I am a stats nerd. Or geek. Or just plain obsessive if we’re being honest. And I was interested to see that I got a few referrals from sites on dreamwidth.org which is a kind of livejournal clone. When I chased them up, I found that the post had been included in a couple of reading list posts, which then seem to be kind of communal.
Struck me that that is something you just don’t see all that often in blogging any more. Linking just for the sake of linking, not to boost your profile, earn brownie points, drive up your domain authority, but because you’ve read a good post, and you think other people might enjoy it.
With that in mind, I’d like to share a couple of articles I’ve been reading. I quite often link drop on my facebook page, although I’m aware that with the facebook algorithm in play, I’m lucky if 20 people see a post on there, despite it having 690 followers these days.
This post from Sandy Calico resonated. Silenced. In our drive to be the best, we’re forgetting the community that blogging can give us. Visit, comment, link, read for the sake of those activities and the people behind the words, not for the value of the return traffic.
Learning to draw, I loved Creating characters, the birth of Horace and Hattie and Clara Vulliamy – drawing anthropomorphic animals
I went to YALC with Anne-Marie. She wrote it up. I didn’t.
And I’m rooting for Sara from me and orla, as she takes the leap into self employment. While admiring her pictures massively.
I do try to share posts I’ve enjoyed when I enjoy them. As well as the various networks in the top of the sidebar, I’m on stumbleupon and pinterest which will not verify my site for love nor money. (Well, I haven’t offered them money.
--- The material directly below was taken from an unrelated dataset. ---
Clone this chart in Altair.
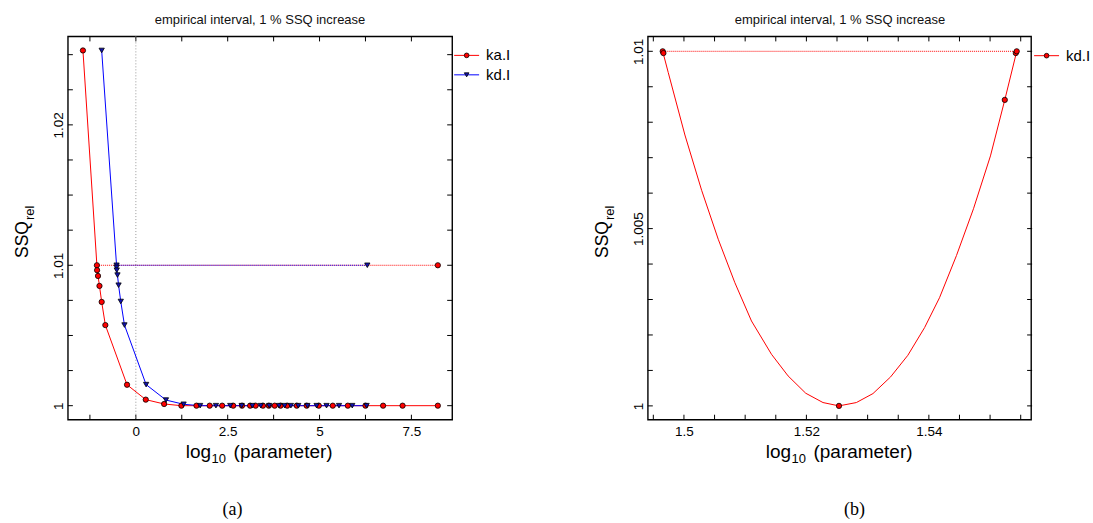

Perhaps that’s what they’re waiting for?)
I guess what I’m trying to say in a roundabout way here, is that the internet is a network. A web. And it grows stronger and easier to traverse the more links we make on it. So bloggers particularly, stick some more links in your posts, and build a community on your *social* networks. In the long run, it will pay off on both a personal and a professional level.